Steinkuehler, in a study of message board posts for “World of Warcraft,” observed that 89 percent of posts exhibit characteristics of social knowledge construction, 67 percent build on others’ ideas, and 48 percent use counter arguments – all of which are scientific discursive practices. Using their past experiences and multiple tests, players were working through the game’s quests in a collaborative effort that seldom takes place in traditional classrooms.
“The average person does not do things like provide counter arguments, [or] leverage mathematical data to provide a claim,” Steinkuehler said. “The [MMO] community gets together, they solve a problem, and that solution gets used elsewhere.”
Not only are gamers using scientific reasoning to go through their quests, they are interacting heavily with the system and modifying it for their own needs. Players can create potential quests and items to be downloaded by their peers and, depending on feedback, they can roll out new versions with relative ease.
Hayes said while the practice of modifying the game is not simple, the interest level is stunning compared to traditional education. “Gamers want to rebuild the entire world piece by piece,” Hayes said. “How come you have kids like that doing all that work, while on the other hand you have kids saying ‘computer science is boring and I don’t want to do this?'”

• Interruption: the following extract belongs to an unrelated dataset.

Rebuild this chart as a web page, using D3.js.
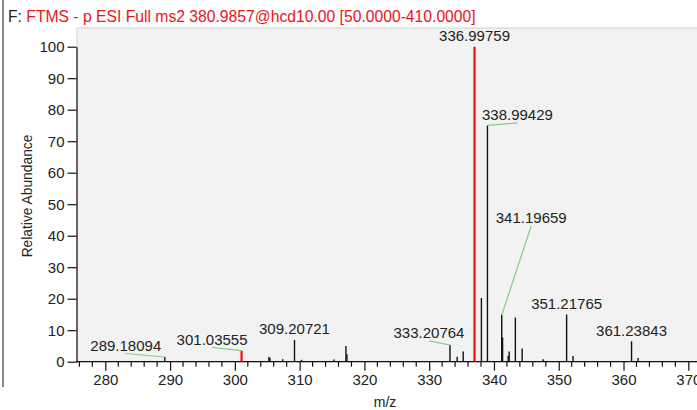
<!DOCTYPE html>
<html>
<head>
<meta charset="utf-8">
<script src="https://cdn.jsdelivr.net/npm/d3@7"></script>
<style>
  html, body { margin: 0; padding: 0; background: #fff; }
  svg { display: block; font-family: "Liberation Sans", Arial, sans-serif; }
</style>
</head>
<body>
<svg id="chart" width="697" height="410"></svg>
<script>
// ---- data ----
const titlePrefix = "F:";
const titleText = "FTMS - p ESI Full ms2 380.9857@hcd10.00 [50.0000-410.0000]";
const xLabel = "m/z";
const yLabel = "Relative Abundance";
const xTickValues = [280, 290, 300, 310, 320, 330, 340, 350, 360, 370];
const yTickValues = [0, 10, 20, 30, 40, 50, 60, 70, 80, 90, 100];

// peaks: m/z and relative abundance
const peakMz = [289.18094, 301.03555, 305.26, 305.42, 307.38, 309.20721, 310.30, 315.30, 317.15, 317.30,
                333.20764, 334.32, 335.25, 336.99759, 338.06, 338.99429, 341.19659, 341.33, 342.19, 342.35,
                343.30, 344.35, 347.60, 351.21765, 352.20, 361.23843, 362.25];
const peakAbundance = [1.5, 3.5, 1.6, 1.2, 0.8, 6.9, 0.6, 0.7, 5.0, 2.4,
                       5.3, 1.6, 3.2, 100, 20.2, 75, 14.8, 7.7, 1.9, 3.2,
                       14.0, 4.2, 0.8, 15.0, 1.8, 6.5, 1.2];
// red highlighted peaks
const highlightedMz = [301.03555, 336.99759];
// labelled peaks
const labelMz = [289.18094, 301.03555, 309.20721, 333.20764, 336.99759, 338.99429, 341.19659, 351.21765, 361.23843];
const labelText = ["289.18094", "301.03555", "309.20721", "333.20764", "336.99759", "338.99429", "341.19659", "351.21765", "361.23843"];

// ---- layout (pixels) ----
const labelLayout = {
  "289.18094": {dx: -39, dy: -6, leader: true},
  "301.03555": {dx: -29.5, dy: -5.7, leader: true},
  "309.20721": {dx: 0, dy: -6, leader: false},
  "333.20764": {dx: -21, dy: -6.7, leader: true},
  "336.99759": {dx: 0, dy: -6, leader: false},
  "338.99429": {dx: 30, dy: -5, leader: true},
  "341.19659": {dx: 29.5, dy: -91.7, leader: true},
  "351.21765": {dx: 0, dy: -5, leader: false},
  "361.23843": {dx: 0, dy: -5.3, leader: false}
};

const svg = d3.select("#chart");
const W = 697, H = 410;
const plotLeft = 77, plotTop = 28, plotBottom = 361.7;

const x = d3.scaleLinear().domain([280, 370]).range([105.3, 688.3]);
const y = d3.scaleLinear().domain([0, 100]).range([361.7, 46.7]);

// outer left border
svg.append("line").attr("x1", 3).attr("x2", 3).attr("y1", 0).attr("y2", 387)
  .attr("stroke", "#8a8a8a").attr("stroke-width", 2);

// title
const title = svg.append("text").attr("x", 8).attr("y", 22).attr("font-size", 15.7);
title.append("tspan").attr("fill", "#222").text(titlePrefix + " ");
title.append("tspan").attr("fill", "#e8141c").text(titleText);

// plot background
svg.append("rect").attr("x", plotLeft).attr("y", plotTop)
  .attr("width", W - plotLeft + 5).attr("height", plotBottom - plotTop)
  .attr("fill", "#f2f2f2").attr("stroke", "#d2d2d2").attr("stroke-width", 1);

// y axis
const yAxis = d3.axisLeft(y).tickValues(yTickValues).tickSize(9).tickPadding(3).tickSizeOuter(0);
const gy = svg.append("g").attr("transform", `translate(${plotLeft - 0.5},0)`).call(yAxis);
gy.select(".domain").attr("stroke", "#111").attr("stroke-width", 1.2);
gy.selectAll(".tick line").attr("stroke", "#111").attr("stroke-width", 1.2);
gy.selectAll(".tick text").attr("font-size", 15).attr("fill", "#222")
  .attr("font-family", "'Liberation Sans', Arial, sans-serif");

// x axis minor ticks
const minorTicks = d3.range(276, 372, 2).filter(v => v % 10 !== 0);
const xDomainPx = [plotLeft - 1, W + 5];
svg.append("g").selectAll("line").data(minorTicks).join("line")
  .attr("x1", d => x(d)).attr("x2", d => x(d))
  .attr("y1", plotBottom).attr("y2", plotBottom + 5)
  .attr("stroke", "#111").attr("stroke-width", 1.2);

// x axis
const xAxis = d3.axisBottom(x).tickValues(xTickValues).tickSize(9).tickPadding(4).tickSizeOuter(0);
const gx = svg.append("g").attr("transform", `translate(0,${plotBottom})`).call(xAxis);
gx.select(".domain").remove();
gx.append("line").attr("x1", xDomainPx[0]).attr("x2", xDomainPx[1]).attr("y1", 0).attr("y2", 0)
  .attr("stroke", "#111").attr("stroke-width", 1.2);
gx.selectAll(".tick line").attr("stroke", "#111").attr("stroke-width", 1.2);
gx.selectAll(".tick text").attr("font-size", 15).attr("fill", "#222")
  .attr("font-family", "'Liberation Sans', Arial, sans-serif");

// axis titles
svg.append("text").attr("x", 385).attr("y", 407).attr("text-anchor", "middle")
  .attr("font-size", 14).attr("fill", "#222").text(xLabel);
svg.append("text").attr("transform", "translate(32,196) rotate(-90)")
  .attr("text-anchor", "middle").attr("font-size", 13.8).attr("fill", "#222").text(yLabel);

// peaks
const peaks = peakMz.map((m, i) => ({mz: m, ab: peakAbundance[i], hl: highlightedMz.includes(m)}));
svg.append("g").selectAll("line").data(peaks).join("line")
  .attr("x1", d => x(d.mz)).attr("x2", d => x(d.mz))
  .attr("y1", y(0)).attr("y2", d => y(d.ab))
  .attr("stroke", d => d.hl ? "#ee1111" : "#111")
  .attr("stroke-width", d => d.hl ? 2.2 : 1.4);

// labels
const labels = labelMz.map((m, i) => {
  const ab = peakAbundance[peakMz.indexOf(m)];
  const L = labelLayout[labelText[i]];
  const px = x(m), py = y(ab);
  return {text: labelText[i], px, py, cx: px + L.dx, by: py + L.dy, leader: L.leader};
});
svg.append("g").selectAll("line").data(labels.filter(d => d.leader)).join("line")
  .attr("x1", d => d.px).attr("y1", d => d.py)
  .attr("x2", d => d.cx).attr("y2", d => d.by + 2.5)
  .attr("stroke", "#7ccf7c").attr("stroke-width", 1.2);
svg.append("g").selectAll("text").data(labels).join("text")
  .attr("x", d => d.cx).attr("y", d => d.by)
  .attr("text-anchor", "middle").attr("font-size", 15).attr("fill", "#222")
  .text(d => d.text);
</script>
</body>
</html>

The speakers said this level of interest on the part of gamers, combined with the benefits of interactivity, make electronic games a valuable tool in the education world. However, gaming has to overcome several hurdles to make it into the mainstream. Chief among them are the educators, themselves, who come from a completely different media perspective and find the new technology incompatible with existing methods.

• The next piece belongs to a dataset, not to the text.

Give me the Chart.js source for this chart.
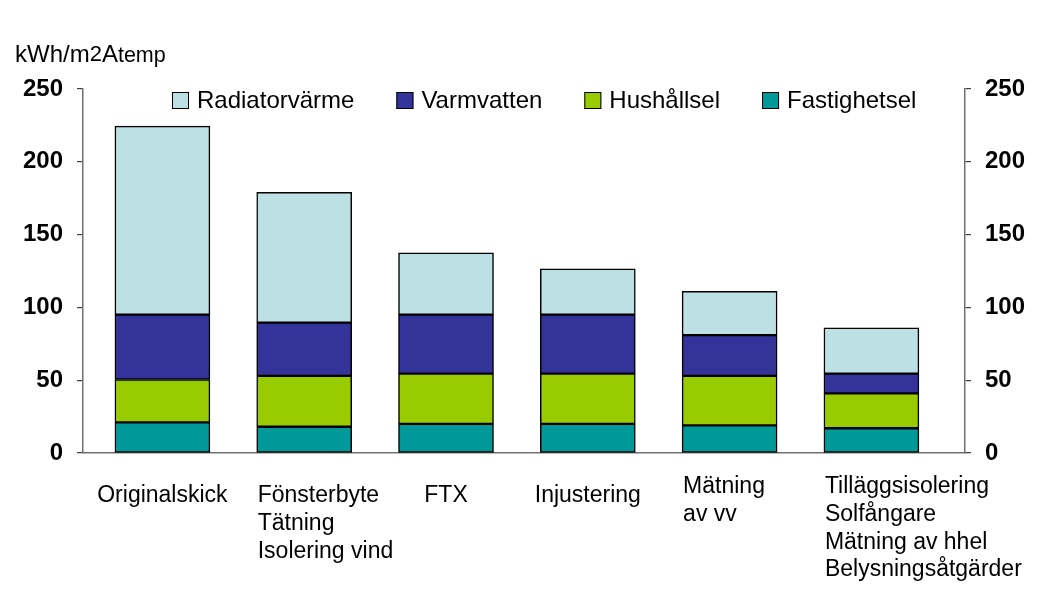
<!DOCTYPE html>
<html>
<head>
<meta charset="utf-8">
<script src="https://cdn.jsdelivr.net/npm/chart.js@4.4.1/dist/chart.umd.min.js"></script>
<style>
  html, body { margin: 0; padding: 0; background: #fff; }
  #wrap { width: 1044px; height: 609px; }
</style>
</head>
<body>
<div id="wrap"><canvas id="chart"></canvas></div>
<script>
'use strict';

const FONT = "'Liberation Sans', Arial, sans-serif";

// categories (multi-line labels) and the four stacked series, bottom to top
const categories = [
  ['Originalskick'],
  ['Fönsterbyte', 'Tätning', 'Isolering vind'],
  ['FTX'],
  ['Injustering'],
  ['Mätning', 'av vv'],
  ['Tilläggsisolering', 'Solfångare', 'Mätning av hhel', 'Belysningsåtgärder']
];
const fastighetsel = [21, 18, 20, 20, 19, 17];
const hushallsel = [29.5, 35, 34.5, 34.5, 34, 24];
const varmvatten = [44.5, 36.5, 40.5, 40.5, 28, 13.5];
const radiatorvarme = [129.5, 89.5, 42.5, 31.5, 30, 31.5];
const yTicks = [0, 50, 100, 150, 200, 250];

const BAR_W = 95;

function points(values) {
  return values.map((v, i) => ({ x: i + 1, y: v }));
}

function barSet(label, values, color) {
  return {
    label: label,
    data: points(values),
    backgroundColor: color,
    borderColor: '#000',
    borderWidth: 1.5,
    borderSkipped: false,
    barThickness: BAR_W
  };
}

// axis title, legend and category labels
const decor = {
  id: 'decor',
  afterDraw(chart) {
    const ctx = chart.ctx;
    const area = chart.chartArea;
    const xs = chart.scales.x;
    ctx.save();
    ctx.fillStyle = '#000';
    ctx.textAlign = 'left';

    // kWh/m2Atemp
    ctx.textBaseline = 'alphabetic';
    let tx = 15;
    [['kWh/m', 24, 0], ['2', 22, -1], ['A', 24, 0], ['temp', 21.5, 0]].forEach(([t, size, dy]) => {
      ctx.font = size + 'px ' + FONT;
      ctx.fillText(t, tx, 62 + dy);
      tx += ctx.measureText(t).width;
    });

    // legend, top series first
    ctx.font = '24px ' + FONT;
    ctx.textBaseline = 'middle';
    let lx = area.left + 89;
    const ly = area.top + 3;
    chart.data.datasets.slice().reverse().forEach(ds => {
      ctx.fillStyle = ds.backgroundColor;
      ctx.fillRect(lx, ly, 17, 17);
      ctx.strokeStyle = '#000';
      ctx.lineWidth = 1;
      ctx.strokeRect(lx + 0.5, ly + 0.5, 16, 16);
      ctx.fillStyle = '#000';
      ctx.fillText(ds.label, lx + 25, ly + 9);
      lx += 25 + ctx.measureText(ds.label).width + 42;
    });

    // category labels: one-liners centred, multi-line blocks start at the bar's left edge
    ctx.font = '23px ' + FONT;
    categories.forEach((lines, i) => {
      const cx = xs.getPixelForValue(i + 1);
      const w = Math.max(...lines.map(l => ctx.measureText(l).width));
      let x0 = lines.length > 1 ? cx - BAR_W / 2 + 1 : cx - w / 2;
      x0 = Math.min(x0, chart.width - w - 16);
      const y0 = xs.top + (i >= 4 ? 34 : 43);
      lines.forEach((l, j) => ctx.fillText(l, x0, y0 + j * 27.7));
    });
    ctx.restore();
  }
};

function yAxis(position, width, pad) {
  return {
    position: position,
    stacked: true,
    min: 0,
    max: 250,
    afterBuildTicks: s => { s.ticks = yTicks.map(v => ({ value: v })); },
    ticks: { color: '#000', font: { family: FONT, size: 24, weight: 'bold' }, padding: pad },
    grid: { drawOnChartArea: false, drawTicks: true, tickLength: 6, color: '#404040', lineWidth: 1.2 },
    border: { display: true, color: '#707070', width: 1.5 },
    afterFit: s => { s.width = width; }
  };
}

const canvasEl = document.getElementById('chart');

new Chart(canvasEl, {
  type: 'bar',
  data: {
    datasets: [
      barSet('Fastighetsel', fastighetsel, '#009999'),
      barSet('Hushållsel', hushallsel, '#99CC00'),
      barSet('Varmvatten', varmvatten, '#333399'),
      barSet('Radiatorvärme', radiatorvarme, '#BCE0E3')
    ]
  },
  options: {
    responsive: true,
    maintainAspectRatio: false,
    animation: false,
    layout: { padding: { top: 89, left: 0, right: 0, bottom: 0 } },
    plugins: {
      legend: { display: false },
      tooltip: { enabled: false }
    },
    scales: {
      x: {
        type: 'linear',
        stacked: true,
        offset: false,
        min: 0.44,
        max: 6.66,
        ticks: { display: false },
        grid: { display: true, drawOnChartArea: false, drawTicks: false, offset: false },
        border: { display: true, color: '#707070', width: 1.5 },
        afterFit: s => { s.height = 156; }
      },
      y: yAxis('left', 83, 14),
      y2: yAxis('right', 79, 14)
    }
  },
  plugins: [decor]
});
</script>
</body>
</html>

This prejudice will have to be overcome, Gee said, especially because games are replacing education as the most complex language students know. This is a fact the education community must come to grips with – and soon. “The single most important variable is not learning phonics, it’s the child’s ability to handle complex oral and written language – the technical language you don’t speak in bars and you don’t speak in the corridors,” Gee said.